Adam is the marketing manager for the dirt bikes division of Honda. Adam estimated that his divisional marketing budget for the year will be $2,000,000. He presents his budget to John, the divisional CFO. John reviews and tells Adam he needs to use zero-based budgeting. Considering John's direction, what is the most appropriate analysis for Adam? Consider each answer independently.
A) Adam breaks down each expense, between commercials, trade shows, and online-advertising. The total of all of these ends up being $2,000,000 which should generate $2,000,000 in revenue.
B) Adam benchmarks his budget against his biggest competitor, Kawasaki. Kawasaki sells more dirt bikes than Honda and spends around $1,800,000 a year on the division's marketing efforts. To outsell Kawasaki, Adam believes Honda will need a greater marketing investment.

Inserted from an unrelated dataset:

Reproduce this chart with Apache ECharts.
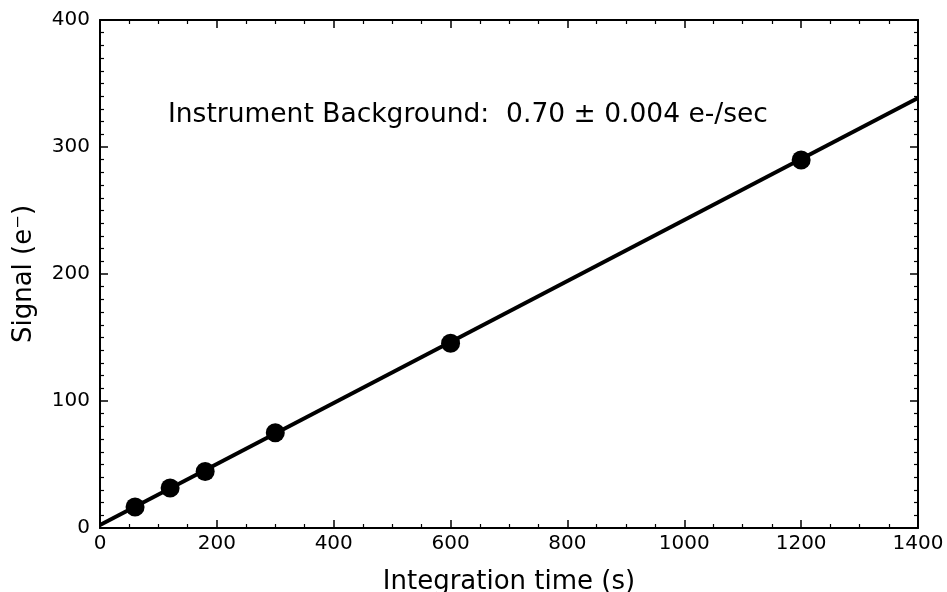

C) Adam knows that for every $10,000 dirt bike sold, Honda makes around $2,000. Adam performs an analysis and concludes that spending $2,000,000 on commercials and event advertisements should sell a little over 2,000 dirt bikes
D) Adam reviewed dirt bike sales for the last 5 years and noted that marketing was around 10% of sales. Management expects to sell $20,000,000 worth of dirt bikes this year. The $2,000,000 maintains a consistent marketing expense to sales ratio.